The slow response times in that graph are actually at the app level. I don’t think they’re related to us (it would be hard for us to slow that particular metric down), but the other things you’re seeing are suspicious.
Well, the app’s database is also on Fly in the same region, so what I was guessing was that the app wouldn’t respond until it got a response back from the database (which could cause that graph no?)
Response times are looking back to normal now. Very odd and hard for me to grok why a Phoenix app would just start being slow (intermittently!) for a period of time one day then stop.
It is unlikely that the delay is between the app and the database. Not impossible, but networking in region is as simple as it gets. The complexity is all between you → our proxy → app.
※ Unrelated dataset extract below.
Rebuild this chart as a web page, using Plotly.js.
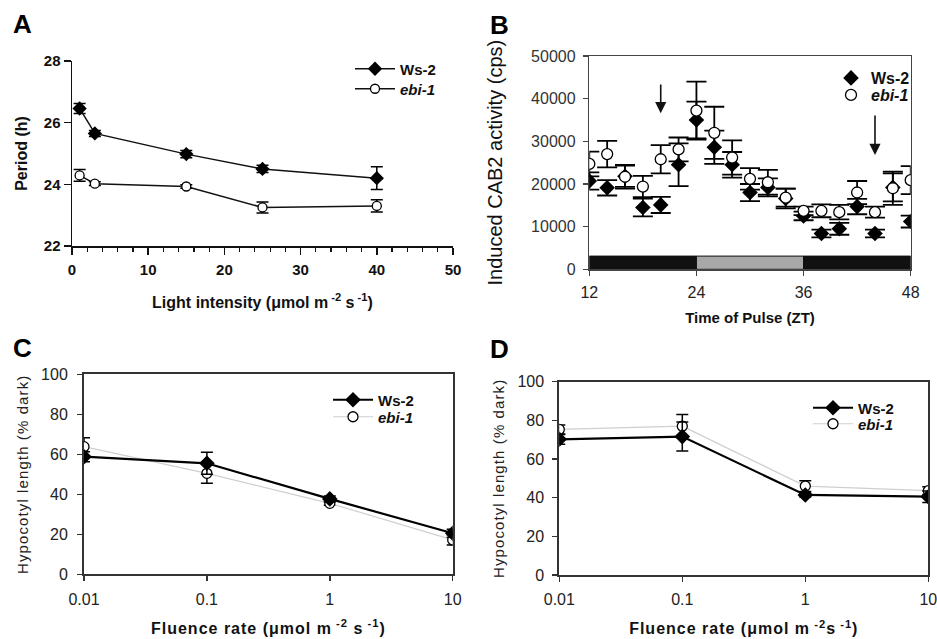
<!DOCTYPE html>
<html>
<head>
<meta charset="utf-8">
<script src="https://cdn.plot.ly/plotly-3.0.1.min.js"></script>
<style>
html,body{margin:0;padding:0;background:#fff;}
#chart{width:937px;height:639px;}
.x3title,.x4title{letter-spacing:1px;}
.y3title,.y4title{letter-spacing:1.1px;}
.legend2 .legendtext,.legend6 .legendtext{letter-spacing:1px;}
.legend3 .legendtext,.legend7 .legendtext,.legend4 .legendtext,.legend8 .legendtext{letter-spacing:0.6px;}
</style>
</head>
<body>
<div id="chart"></div>
<script>
// ---- Panel A: period vs light intensity ----
const A_x = [1, 3, 15, 25, 40];
const A_ws = [26.46, 25.65, 24.98, 24.5, 24.2];
const A_ws_err = [0.16, 0.1, 0.12, 0.12, 0.37];
const A_ebi = [24.29, 24.02, 23.93, 23.25, 23.3];
const A_ebi_err = [0.19, 0.06, 0.06, 0.18, 0.2];

// ---- Panel B: induced CAB2 activity vs time of pulse ----
const B_x = [12, 14, 16, 18, 20, 22, 24, 26, 28, 30, 32, 34, 36, 38, 40, 42, 44, 46, 48];
const B_ws = [20700, 19100, 21800, 14500, 15100, 24500, 35000, 28600, 24500, 18000, 19200, 16600, 12500, 8400, 9500, 14700, 8400, 19200, 11200];
const B_ws_err = [2000, 1800, 2500, 2100, 1900, 5000, 4300, 3900, 3000, 2000, 2100, 2300, 1000, 900, 1400, 1800, 900, 3300, 1400];
const B_ebi = [24700, 27000, 21700, 19400, 25800, 28100, 37200, 32000, 26200, 21200, 20400, 16800, 13700, 13700, 13400, 18000, 13400, 19000, 20900];
const B_ebi_err = [2900, 3100, 2800, 2500, 3300, 2800, 6800, 6100, 4000, 2500, 2900, 2100, 1000, 1500, 1700, 2700, 1300, 3900, 3300];
const B_light_bars = [[12, 24, '#111111'], [24, 36, '#a8a8a8'], [36, 48, '#111111']];
const B_bar_top = 3100;
const B_arrows = [[20, 43700, 36600], [44, 36400, 26800]];

// ---- Panels C and D: hypocotyl length vs fluence rate ----
const CD_x = [0.01, 0.1, 1, 10];
const C_ws = [58.8, 55.5, 37.7, 20.5];
const C_ws_err = [2.5, 5.5, 1.5, 2];
const C_ebi = [63.8, 50.5, 35.5, 17.2];
const C_ebi_err = [4.5, 5, 1, 2.5];
const D_ws = [70.2, 71.6, 41.4, 40.5];
const D_ws_err = [2.5, 7.5, 1, 3];
const D_ebi = [75.3, 77, 46, 43.6];
const D_ebi_err = [2.3, 6, 2.8, 2];
const CD_ticks = [0.01, 0.1, 1, 10];
const CD_ticktext = ['0.01', '0.1', '1', '10'];

const FONT = 'Liberation Sans, Arial, sans-serif';
const W = 937, H = 639;
const px = v => v / W;
const py = v => 1 - v / H;

function err(arr, w, t) {
  return {type: 'data', array: arr, visible: true, color: '#000', thickness: t || 1.5, width: w};
}

const traces = [
  // A
  {x: A_x, y: A_ws, xaxis: 'x', yaxis: 'y', mode: 'lines+markers', name: '<b>Ws-2</b>', legend: 'legend',
   line: {color: '#111', width: 1.5}, marker: {symbol: 'diamond', size: 11, color: '#000'}, error_y: err(A_ws_err, 6)},
  {x: A_x, y: A_ebi, xaxis: 'x', yaxis: 'y', mode: 'lines+markers', name: '<b><i>ebi-1</i></b>', legend: 'legend5',
   line: {color: '#111', width: 1.5}, marker: {symbol: 'circle', size: 9, color: '#fff', line: {color: '#000', width: 1.3}}, error_y: err(A_ebi_err, 6)},
  // B
  {x: B_x, y: B_ws, xaxis: 'x2', yaxis: 'y2', mode: 'markers', name: '<b>Ws-2</b>', legend: 'legend2',
   marker: {symbol: 'diamond', size: 12, color: '#000'}, error_y: err(B_ws_err, 10, 1.8)},
  {x: B_x, y: B_ebi, xaxis: 'x2', yaxis: 'y2', mode: 'markers', name: '<b><i>ebi-1</i></b>', legend: 'legend6',
   marker: {symbol: 'circle', size: 11, color: '#fff', line: {color: '#000', width: 1.3}}, error_y: err(B_ebi_err, 10, 1.8)},
  // C
  {x: CD_x, y: C_ebi, xaxis: 'x3', yaxis: 'y3', mode: 'lines+markers', name: '<b><i>ebi-1</i></b>', legend: 'legend7',
   line: {color: '#cfcfcf', width: 1.2}, marker: {symbol: 'circle', size: 10, color: '#fff', line: {color: '#000', width: 1.3}}, error_y: err(C_ebi_err, 6)},
  {x: CD_x, y: C_ws, xaxis: 'x3', yaxis: 'y3', mode: 'lines+markers', name: '<b>Ws-2</b>', legend: 'legend3',
   line: {color: '#000', width: 2.2}, marker: {symbol: 'diamond', size: 12, color: '#000'}, error_y: err(C_ws_err, 6)},
  // D
  {x: CD_x, y: D_ebi, xaxis: 'x4', yaxis: 'y4', mode: 'lines+markers', name: '<b><i>ebi-1</i></b>', legend: 'legend8',
   line: {color: '#cfcfcf', width: 1.2}, marker: {symbol: 'circle', size: 10, color: '#fff', line: {color: '#000', width: 1.3}}, error_y: err(D_ebi_err, 6)},
  {x: CD_x, y: D_ws, xaxis: 'x4', yaxis: 'y4', mode: 'lines+markers', name: '<b>Ws-2</b>', legend: 'legend4',
   line: {color: '#000', width: 2.2}, marker: {symbol: 'diamond', size: 12, color: '#000'}, error_y: err(D_ws_err, 6)}
];

const tickBold = {family: FONT, size: 15, color: '#111', weight: 'bold'};
const tickNorm = {family: FONT, size: 16, color: '#222'};
const titleA = {family: FONT, size: 16, color: '#111', weight: 'bold'};

const shapes = B_light_bars.map(b => ({
  type: 'rect', xref: 'x2', yref: 'y2', x0: b[0], x1: b[1], y0: 0, y1: B_bar_top,
  fillcolor: b[2], line: {color: '#111', width: 1}, layer: 'below'
}));

const letterFont = {family: FONT, size: 26, color: '#000'};
const annotations = [
  {text: '<b>A</b>', x: px(11), y: py(24), xref: 'paper', yref: 'paper', xanchor: 'left', yanchor: 'middle', showarrow: false, font: letterFont},
  {text: '<b>B</b>', x: px(488), y: py(25), xref: 'paper', yref: 'paper', xanchor: 'left', yanchor: 'middle', showarrow: false, font: letterFont},
  {text: '<b>C</b>', x: px(11), y: py(348), xref: 'paper', yref: 'paper', xanchor: 'left', yanchor: 'middle', showarrow: false, font: letterFont},
  {text: '<b>D</b>', x: px(488), y: py(349), xref: 'paper', yref: 'paper', xanchor: 'left', yanchor: 'middle', showarrow: false, font: letterFont}
];
B_arrows.forEach(a => annotations.push({
  x: a[0], y: a[2], ax: a[0], ay: a[1], xref: 'x2', yref: 'y2', axref: 'x2', ayref: 'y2',
  showarrow: true, arrowhead: 2, arrowsize: 1.4, arrowwidth: 1.6, arrowcolor: '#111', text: ''
}));

function leg(x, y, size, iw) {
  return {x: px(x), y: py(y), xanchor: 'left', yanchor: 'middle', bgcolor: 'rgba(0,0,0,0)',
          font: {family: FONT, size: size || 15, color: '#111'}, tracegroupgap: 0, itemwidth: iw || 40};
}

const layout = {
  width: W, height: H,
  margin: {l: 0, r: 0, t: 0, b: 0},
  paper_bgcolor: '#fff', plot_bgcolor: 'rgba(0,0,0,0)',
  font: {family: FONT, color: '#111'},
  showlegend: true,
  // A
  xaxis: {domain: [px(72), px(453)], anchor: 'y', range: [0, 50], dtick: 10, showgrid: false, zeroline: false,
    showline: true, linecolor: '#111', linewidth: 1.5, ticks: 'outside', ticklen: 7, tickwidth: 1.5, tickcolor: '#111',
    minor: {dtick: 2, ticks: 'outside', ticklen: 4, tickwidth: 1.2, tickcolor: '#111', showgrid: false},
    ticklabelstandoff: 2, tickfont: tickBold,
    title: {text: 'Light intensity (μmol m<sup> -2</sup> s<sup> -1</sup>)', font: titleA, standoff: 20}},
  yaxis: {domain: [py(246), py(61)], anchor: 'x', range: [22, 28], dtick: 2, showgrid: false, zeroline: false,
    showline: true, linecolor: '#111', linewidth: 1.5, ticks: 'outside', ticklen: 7, tickwidth: 1.5, tickcolor: '#111',
    tickfont: tickBold, title: {text: 'Period (h)', font: titleA, standoff: 12}},
  // B
  xaxis2: {domain: [px(589.3), px(910.7)], anchor: 'y2', range: [12, 48], tickvals: [12, 24, 36, 48], showgrid: false, zeroline: false,
    showline: true, mirror: true, linecolor: '#444', linewidth: 1.5, ticks: 'outside', ticklen: 5, tickwidth: 1.2, tickcolor: '#444',
    ticklabelstandoff: 3, ticklabeloverflow: 'allow', tickfont: tickNorm,
    title: {text: 'Time of Pulse (ZT)', font: {family: FONT, size: 15, color: '#111', weight: 'bold'}, standoff: 12}},
  yaxis2: {domain: [py(269.3), py(56)], anchor: 'x2', range: [0, 50000], dtick: 10000, tickformat: 'd', showgrid: false, zeroline: false,
    showline: true, mirror: true, linecolor: '#444', linewidth: 1.5, ticks: 'outside', ticklen: 5, tickwidth: 1.2, tickcolor: '#444',
    ticklabelstandoff: 4, tickfont: {family: FONT, size: 16, color: '#333'},
    title: {text: 'Induced CAB2 activity (cps)', font: {family: FONT, size: 20, color: '#111'}, standoff: 23}},
  // C
  xaxis3: {domain: [px(84), px(452.7)], anchor: 'y3', type: 'log', range: [-2, 1], tickvals: CD_ticks, ticktext: CD_ticktext, showgrid: false, zeroline: false,
    showline: true, mirror: true, linecolor: '#333', linewidth: 2, ticks: 'outside', ticklen: 5, tickwidth: 1.5, tickcolor: '#333',
    ticklabelstandoff: 4, ticklabeloverflow: 'allow', tickfont: tickNorm,
    title: {text: 'Fluence rate (μmol m<sup> -2</sup> s<sup> -1</sup>)', font: {family: FONT, size: 16, color: '#111', weight: 'bold'}, standoff: 16}},
  yaxis3: {domain: [py(574.3), py(374.3)], anchor: 'x3', range: [0, 100], dtick: 20, showgrid: false, zeroline: false,
    showline: true, mirror: true, linecolor: '#333', linewidth: 2, ticks: 'outside', ticklen: 5, tickwidth: 1.5, tickcolor: '#333',
    ticklabelstandoff: 6, tickfont: tickNorm,
    title: {text: 'Hypocotyl length (% dark)', font: {family: FONT, size: 15, color: '#222'}, standoff: 9}},
  // D
  xaxis4: {domain: [px(559.3), px(928.3)], anchor: 'y4', type: 'log', range: [-2, 1], tickvals: CD_ticks, ticktext: CD_ticktext, showgrid: false, zeroline: false,
    showline: true, mirror: true, linecolor: '#333', linewidth: 2, ticks: 'outside', ticklen: 5, tickwidth: 1.5, tickcolor: '#333',
    ticklabelstandoff: 4, ticklabeloverflow: 'allow', tickfont: tickNorm,
    title: {text: 'Fluence rate (μmol m<sup> -2</sup>s<sup> -1</sup>)', font: {family: FONT, size: 16, color: '#111', weight: 'bold'}, standoff: 16}},
  yaxis4: {domain: [py(575), py(381.7)], anchor: 'x4', range: [0, 100], dtick: 20, showgrid: false, zeroline: false,
    showline: true, mirror: true, linecolor: '#333', linewidth: 2, ticks: 'outside', ticklen: 5, tickwidth: 1.5, tickcolor: '#333',
    ticklabelstandoff: 5, tickfont: tickNorm,
    title: {text: 'Hypocotyl length (% dark)', font: {family: FONT, size: 15, color: '#222'}, standoff: 9}},
  legend: leg(350, 69), legend5: leg(350, 89),
  legend2: leg(831, 78, 16, 30), legend6: leg(831, 95, 16, 30),
  legend3: leg(328, 400), legend7: leg(328, 417),
  legend4: leg(808, 408), legend8: leg(808, 424),
  shapes: shapes,
  annotations: annotations
};

Plotly.newPlot('chart', traces, layout, {displayModeBar: false, staticPlot: true});
</script>
</body>
</html>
We still haven’t found anything to indicate what the problem is, though. Still looking!
Thank you! Any idea if there’s other monitoring I could enable on my end to see if it’s for sure the app itself? (probably out of scope but worth asking )
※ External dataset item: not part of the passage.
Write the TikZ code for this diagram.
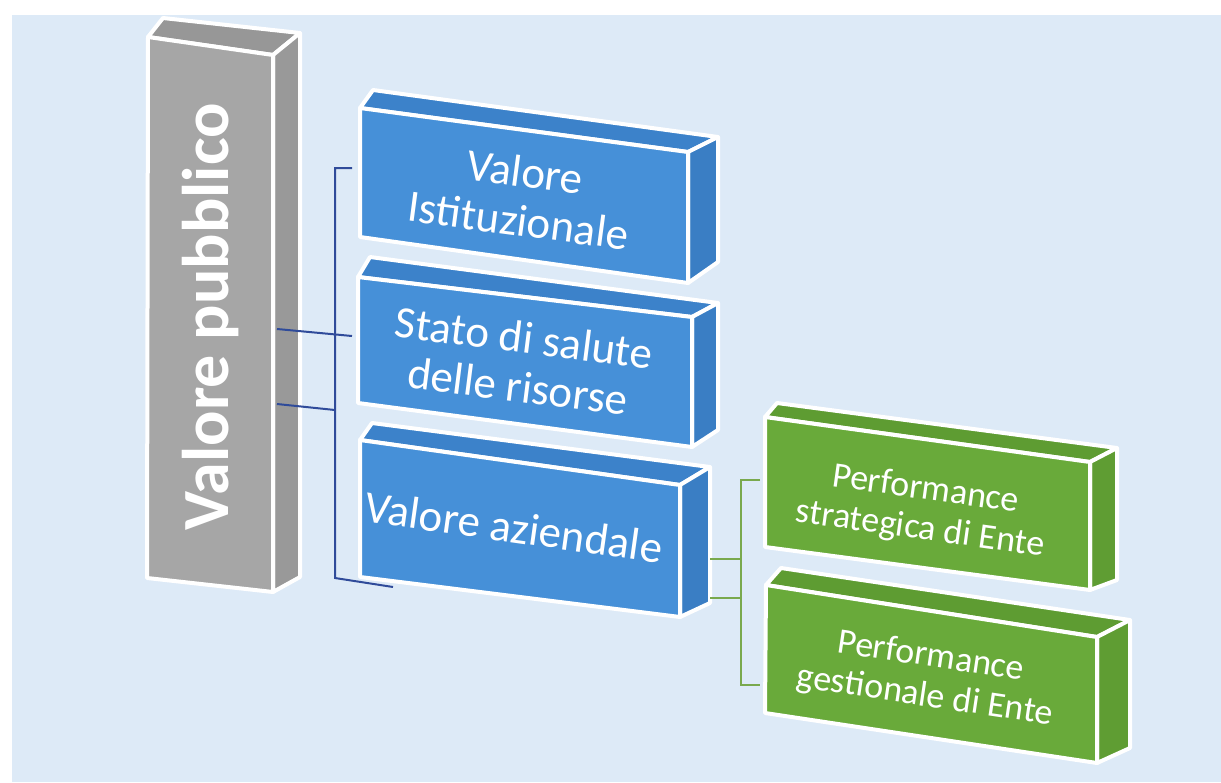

The simplest thing to do is expose your own Prometheus metrics to our scraper, then hook up a grafana dashboard. It’ll let you see what Phoenix itself is doing (our metrics are only what our proxy observes).
We heard from multiple customers today that response times were extraordinarily slow as well. Our NodeJS monitoring doesn’t record any anomalous response times, but the Fly.io metrics do show high latency.
We tracked down a bottleneck that might have been the cause of some of these. It’s hard to tell app by app, but we have found latency spikes between our edge proxies and app worker servers that run app VMs. These should have improved substantially over the last day.
If you’re getting weird latency spikes, check your app config concurrency setting to make sure it has type = "requests"
defined like this:
[services.concurrency]
hard_limit = 500
soft_limit = 250
type = "requests"
If there’s no type defined, or it’s set to connections
, your requests might get stuck waiting for a whole new TCP connection. requests
will reuse an existing connection pool, which should help mitigate this problem.